The Therm-a-rest Treo has been recently updated with a 300D polyester rip-stop fabric making it compact but still durable and comfortable. It has a 13in seat height and deep sling. The Treo packs completely into its own legs. The base is made of 6000-series aluminum poles, giving it, a maximum capacity of 250 lbs. Total weight comes in at 2lbs 5oz, and when packed up measures at 10in x 4in. The Treo is USA built of USA and global materials and available is several colors. MSRP for the Treo is $99.95
The Helinox Chair One is constructed out of premium fabrics with reinforced panels. The poles are DAC TH72M ALLOY which allows for them to be strong but lightweight. They are treated with a green anodizing process that is better for the environment and for the factory workers. The hubs are made from high-strength nylon giving the poles a secure socket. The total weight of the Chair One with case is 2.12 lbs. The chair height is an overall 25.6 in with a seated height of 13.8 in. When packed away in its case it measures 13.8 inches wide x 4.7 inches tall. Chair one has a weight capacity of 320 lbs. MSRP for the Chair One is $100.
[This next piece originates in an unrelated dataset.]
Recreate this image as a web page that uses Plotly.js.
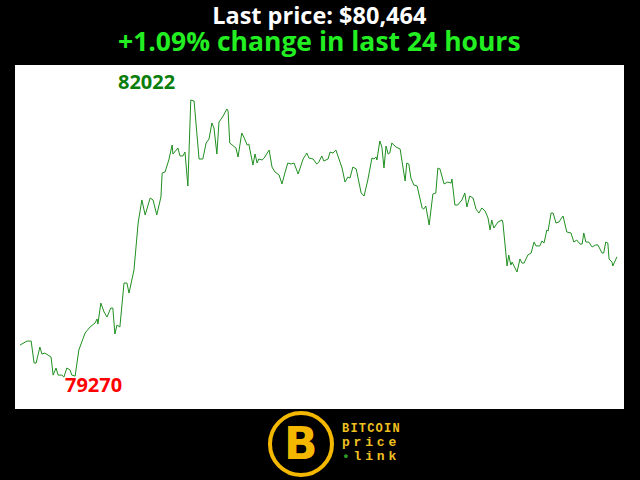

While at first, I found the Treo to be a comfortable camp chair that feeling soon faded the longer I sat. I blame this on the deep bucket style of the seat which provides very little spine support. This chair would be good for short sits but nothing long term. The sunken in seat does lend itself useful as far as providing a good setup for you to lean your head back on the top edge, allowing for the perfect position to stargaze.
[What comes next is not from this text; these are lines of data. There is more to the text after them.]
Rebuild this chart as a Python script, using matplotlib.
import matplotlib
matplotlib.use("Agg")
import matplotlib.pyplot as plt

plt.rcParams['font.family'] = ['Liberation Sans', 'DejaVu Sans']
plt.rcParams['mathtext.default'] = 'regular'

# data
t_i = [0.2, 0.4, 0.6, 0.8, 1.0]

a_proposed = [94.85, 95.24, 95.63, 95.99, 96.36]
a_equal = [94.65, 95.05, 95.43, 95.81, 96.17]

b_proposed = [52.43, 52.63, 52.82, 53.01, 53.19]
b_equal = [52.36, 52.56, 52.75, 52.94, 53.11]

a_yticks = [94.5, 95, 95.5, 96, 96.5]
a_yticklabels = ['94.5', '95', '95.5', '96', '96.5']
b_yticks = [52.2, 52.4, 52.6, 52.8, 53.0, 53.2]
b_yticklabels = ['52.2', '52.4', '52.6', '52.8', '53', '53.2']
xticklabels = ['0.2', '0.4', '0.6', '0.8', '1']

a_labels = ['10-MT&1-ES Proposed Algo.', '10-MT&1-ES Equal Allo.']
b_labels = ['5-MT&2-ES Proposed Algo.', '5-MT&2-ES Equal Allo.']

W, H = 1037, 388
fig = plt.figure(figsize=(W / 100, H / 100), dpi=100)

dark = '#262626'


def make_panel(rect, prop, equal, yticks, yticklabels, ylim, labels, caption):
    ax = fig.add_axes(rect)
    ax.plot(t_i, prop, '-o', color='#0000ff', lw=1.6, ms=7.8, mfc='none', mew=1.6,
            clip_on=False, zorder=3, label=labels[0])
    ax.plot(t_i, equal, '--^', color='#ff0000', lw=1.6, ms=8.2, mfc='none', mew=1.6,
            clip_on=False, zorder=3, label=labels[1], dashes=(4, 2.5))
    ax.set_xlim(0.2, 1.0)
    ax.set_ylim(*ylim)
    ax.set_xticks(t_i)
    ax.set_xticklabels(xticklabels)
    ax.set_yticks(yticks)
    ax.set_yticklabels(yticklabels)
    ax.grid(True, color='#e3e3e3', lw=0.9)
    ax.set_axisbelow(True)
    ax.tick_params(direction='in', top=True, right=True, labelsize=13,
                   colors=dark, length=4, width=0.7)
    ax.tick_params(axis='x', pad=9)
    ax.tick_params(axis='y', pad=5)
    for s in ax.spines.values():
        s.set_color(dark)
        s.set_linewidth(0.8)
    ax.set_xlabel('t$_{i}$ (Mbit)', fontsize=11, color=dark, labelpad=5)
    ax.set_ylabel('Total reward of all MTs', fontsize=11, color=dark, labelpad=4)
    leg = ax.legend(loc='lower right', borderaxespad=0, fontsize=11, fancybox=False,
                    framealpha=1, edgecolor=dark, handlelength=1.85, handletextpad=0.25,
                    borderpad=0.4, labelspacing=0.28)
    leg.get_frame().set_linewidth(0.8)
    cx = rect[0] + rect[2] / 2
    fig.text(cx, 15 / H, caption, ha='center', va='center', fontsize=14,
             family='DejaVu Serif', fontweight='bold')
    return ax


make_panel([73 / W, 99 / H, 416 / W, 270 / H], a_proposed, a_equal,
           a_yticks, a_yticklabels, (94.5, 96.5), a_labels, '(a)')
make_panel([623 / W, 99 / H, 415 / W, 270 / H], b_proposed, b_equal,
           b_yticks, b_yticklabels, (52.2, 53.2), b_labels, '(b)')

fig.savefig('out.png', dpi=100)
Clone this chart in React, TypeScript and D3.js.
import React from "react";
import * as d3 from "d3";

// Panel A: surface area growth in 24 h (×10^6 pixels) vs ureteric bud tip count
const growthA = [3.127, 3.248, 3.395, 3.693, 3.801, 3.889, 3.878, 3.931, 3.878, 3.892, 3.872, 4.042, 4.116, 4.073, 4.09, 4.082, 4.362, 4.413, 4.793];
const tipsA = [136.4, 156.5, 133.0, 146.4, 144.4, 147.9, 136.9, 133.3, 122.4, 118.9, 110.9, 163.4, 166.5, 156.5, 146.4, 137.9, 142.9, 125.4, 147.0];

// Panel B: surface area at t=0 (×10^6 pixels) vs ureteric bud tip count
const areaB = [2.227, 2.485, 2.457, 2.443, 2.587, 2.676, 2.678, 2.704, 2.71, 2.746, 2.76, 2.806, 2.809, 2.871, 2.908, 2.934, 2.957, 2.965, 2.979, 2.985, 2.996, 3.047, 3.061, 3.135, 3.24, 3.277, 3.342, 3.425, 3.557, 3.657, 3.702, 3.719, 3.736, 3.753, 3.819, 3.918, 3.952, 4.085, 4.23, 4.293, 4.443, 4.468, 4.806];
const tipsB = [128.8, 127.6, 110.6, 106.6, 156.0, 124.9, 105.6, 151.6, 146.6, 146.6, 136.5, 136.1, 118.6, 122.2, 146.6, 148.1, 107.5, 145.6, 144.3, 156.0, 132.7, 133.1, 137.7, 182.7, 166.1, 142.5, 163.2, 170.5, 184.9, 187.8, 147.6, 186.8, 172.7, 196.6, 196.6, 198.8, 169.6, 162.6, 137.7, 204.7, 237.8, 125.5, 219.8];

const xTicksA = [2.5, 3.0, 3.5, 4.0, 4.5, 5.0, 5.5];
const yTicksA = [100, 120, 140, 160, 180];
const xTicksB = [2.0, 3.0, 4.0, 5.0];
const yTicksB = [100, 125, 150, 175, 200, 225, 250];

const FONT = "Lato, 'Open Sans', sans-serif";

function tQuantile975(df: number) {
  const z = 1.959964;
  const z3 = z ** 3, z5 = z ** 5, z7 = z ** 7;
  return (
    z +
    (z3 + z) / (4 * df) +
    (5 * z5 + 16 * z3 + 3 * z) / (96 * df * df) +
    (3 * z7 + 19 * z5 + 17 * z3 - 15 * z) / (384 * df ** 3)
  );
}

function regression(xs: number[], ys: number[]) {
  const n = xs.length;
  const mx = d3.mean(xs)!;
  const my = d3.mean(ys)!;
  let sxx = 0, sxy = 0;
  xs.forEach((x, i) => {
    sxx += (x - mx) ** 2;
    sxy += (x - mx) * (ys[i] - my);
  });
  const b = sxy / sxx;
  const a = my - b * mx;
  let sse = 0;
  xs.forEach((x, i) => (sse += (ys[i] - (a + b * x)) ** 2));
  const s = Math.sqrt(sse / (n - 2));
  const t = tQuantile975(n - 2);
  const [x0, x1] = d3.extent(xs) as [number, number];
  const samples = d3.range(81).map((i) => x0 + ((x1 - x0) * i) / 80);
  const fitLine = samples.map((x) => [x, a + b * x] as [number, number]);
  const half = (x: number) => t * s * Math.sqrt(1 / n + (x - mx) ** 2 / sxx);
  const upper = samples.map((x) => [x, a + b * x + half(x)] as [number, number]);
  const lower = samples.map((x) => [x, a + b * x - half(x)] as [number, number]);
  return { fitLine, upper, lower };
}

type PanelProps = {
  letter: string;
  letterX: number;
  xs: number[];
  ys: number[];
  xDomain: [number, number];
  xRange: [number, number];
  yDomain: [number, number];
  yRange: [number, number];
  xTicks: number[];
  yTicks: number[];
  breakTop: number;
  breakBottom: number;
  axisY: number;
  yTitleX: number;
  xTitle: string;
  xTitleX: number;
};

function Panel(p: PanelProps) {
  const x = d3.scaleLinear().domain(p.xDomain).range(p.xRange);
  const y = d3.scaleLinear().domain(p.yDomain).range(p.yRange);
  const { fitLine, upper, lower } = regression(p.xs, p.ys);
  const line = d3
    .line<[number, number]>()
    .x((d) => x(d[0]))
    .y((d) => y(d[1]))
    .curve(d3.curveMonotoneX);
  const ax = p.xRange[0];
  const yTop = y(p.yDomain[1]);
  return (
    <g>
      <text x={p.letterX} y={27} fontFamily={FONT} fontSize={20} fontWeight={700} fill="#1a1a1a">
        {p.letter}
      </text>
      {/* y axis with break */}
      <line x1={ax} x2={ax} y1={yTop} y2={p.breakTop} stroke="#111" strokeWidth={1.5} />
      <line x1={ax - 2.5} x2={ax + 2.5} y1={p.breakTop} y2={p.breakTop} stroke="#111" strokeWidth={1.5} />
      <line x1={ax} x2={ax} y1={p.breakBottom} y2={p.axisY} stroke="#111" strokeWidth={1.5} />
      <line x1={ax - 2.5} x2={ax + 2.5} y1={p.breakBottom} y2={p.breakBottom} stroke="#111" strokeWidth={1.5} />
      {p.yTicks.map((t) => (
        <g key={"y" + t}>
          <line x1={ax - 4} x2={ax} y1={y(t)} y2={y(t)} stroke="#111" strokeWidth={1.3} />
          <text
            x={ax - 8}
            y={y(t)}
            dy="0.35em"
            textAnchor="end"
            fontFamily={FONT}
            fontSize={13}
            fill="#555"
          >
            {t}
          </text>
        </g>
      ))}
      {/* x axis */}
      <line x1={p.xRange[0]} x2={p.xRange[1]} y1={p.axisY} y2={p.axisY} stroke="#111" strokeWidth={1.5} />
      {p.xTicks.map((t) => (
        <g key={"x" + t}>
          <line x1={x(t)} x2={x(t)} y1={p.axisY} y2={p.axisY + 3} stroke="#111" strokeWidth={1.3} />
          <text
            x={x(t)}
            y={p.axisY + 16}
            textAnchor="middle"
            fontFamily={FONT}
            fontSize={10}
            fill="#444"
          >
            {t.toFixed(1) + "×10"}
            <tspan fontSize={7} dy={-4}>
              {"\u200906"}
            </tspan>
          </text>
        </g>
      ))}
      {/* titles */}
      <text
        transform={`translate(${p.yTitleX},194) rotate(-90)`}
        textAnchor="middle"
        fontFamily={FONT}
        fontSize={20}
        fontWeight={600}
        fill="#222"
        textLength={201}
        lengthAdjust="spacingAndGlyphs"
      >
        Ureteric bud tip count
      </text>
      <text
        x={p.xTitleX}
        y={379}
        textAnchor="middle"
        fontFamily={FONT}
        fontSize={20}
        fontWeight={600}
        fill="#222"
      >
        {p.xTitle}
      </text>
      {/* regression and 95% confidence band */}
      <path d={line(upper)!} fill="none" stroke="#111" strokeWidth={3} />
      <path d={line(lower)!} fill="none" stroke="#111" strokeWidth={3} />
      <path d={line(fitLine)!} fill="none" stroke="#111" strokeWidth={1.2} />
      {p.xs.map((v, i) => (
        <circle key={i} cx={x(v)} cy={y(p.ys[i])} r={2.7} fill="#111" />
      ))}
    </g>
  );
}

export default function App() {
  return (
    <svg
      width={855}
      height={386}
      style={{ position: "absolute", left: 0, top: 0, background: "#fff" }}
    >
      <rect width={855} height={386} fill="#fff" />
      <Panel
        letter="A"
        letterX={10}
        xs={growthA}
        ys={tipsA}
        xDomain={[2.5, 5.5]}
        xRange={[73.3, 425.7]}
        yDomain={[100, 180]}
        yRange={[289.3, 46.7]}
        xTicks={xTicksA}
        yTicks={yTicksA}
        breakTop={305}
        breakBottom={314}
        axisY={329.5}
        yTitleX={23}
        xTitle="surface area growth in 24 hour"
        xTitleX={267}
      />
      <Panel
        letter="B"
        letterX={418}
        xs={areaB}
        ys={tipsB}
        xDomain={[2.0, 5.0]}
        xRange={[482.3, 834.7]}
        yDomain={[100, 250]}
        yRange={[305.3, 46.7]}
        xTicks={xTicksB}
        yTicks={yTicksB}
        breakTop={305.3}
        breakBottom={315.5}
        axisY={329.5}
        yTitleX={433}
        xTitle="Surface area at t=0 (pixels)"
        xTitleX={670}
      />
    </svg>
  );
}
With the Chair One I discovered that the taut material gives ample back support. It also has several mesh panels allowing air to pass through keeping you cool. I also felt this to be a much more stable chair since you weren’t sunk so low into it. That makes a variety of tasks easy to do, including leaning forward or side to side. One con to the comfort of this chair is due to my height (5’0”). My shoulders did not clear the top of the chair leading my arms to cram into the sides when in a relaxed position. The thicker sides seem to either cause your arms to be kept at your sides quite snuggly, or if you move them to the outside they seem to hit your arm at an uncomfortable spot. I feel the taller crowd might not have this same struggle. With being only about 10 inches off the ground it is a bit of a descent to find your seat. This may be harder for people to navigate getting in or out of the chair easily. I also identified that if on soft ground there was a tendency for the legs to sink in a bit.
As far as overall size and weight go, these two chairs are very comparable. The Treo is around 4oz heavier than the Chair One, so this would only affect my ultralight adventurers out there.
The Treo is also about 3 inches shorter in length. I think the real difference comes in with how they are each stored. The Treo stores in its own legs which is handy since there is no storage bag to lose. The problem with that ends up being if one of the legs happens to break you are out a whole chair. Unfortunately, breakage has been reported in its reviews from “plopping” down into it. The other down side to its storage is that it is all fastened together with a silicone type ring around the top, if that snaps (which has been known to happen) all your chair contents will spill out. These downfalls also lead me to question its overall durability. Too many weaknesses make me think this chair may not last long.
With the Chair one’s storage in a bag I am much more confident in its overall portability and durability. If you happen to lose the bag you still have a fully functioning chair. I also love that there is carrying loop on each end making it easy to clip on the outside of a pack if needed, or trekking down to lake for a day of fishing.
Neither chair seems to take much effort to set up. The Treo has the most parts which can lead it to needing a few extra moments to get put together, but overall not too difficult. The Chair One’s poles slip into little pockets on each corner so getting the 4th and final corner can prove slightly difficult but not any different when it comes to putting a tent or anything else with some tension together. Now putting them away is a different story. The Treo seems to need to be rolled exactly right each time in order to fit back into its legs. You might not be successful at first or if packing in a hurry. Once you get the right rolling technique down it seems to be okay. The chair one however is quite easy to put away with its roomy storage bag. The stiff corners on the seat itself may throw you for loop but pretty low on the difficulty scale.
There are no additional features for the Treo but the Chair One has several, including a ground sheet to prevent the chair from sinking, and a down filled cover for extra warmth on those chilly nights. The Treo comes in a couple colors whereas the Chair One comes in a multitude of colors and patterns, letting you get a more personalized version.
After testing both the Helinox Chair One and the Therm-a-rest Treo, my vote is for the Chair One. With both chairs being in the same price bracket, the clear winner is the Chair one. It crushes the Treo in its stability, durability, and overall comfort. While the concept of the Treo’s pack-ability into its own legs is ingenious, it seems to give it more flaws than advantages. The Helinox just seemed to fit my needs and lifestyle better than the Treo, whereas this might not be the same for you. I recommend trying them out, and maybe a few others at your local outdoor supplier to see what works for your outdoor life.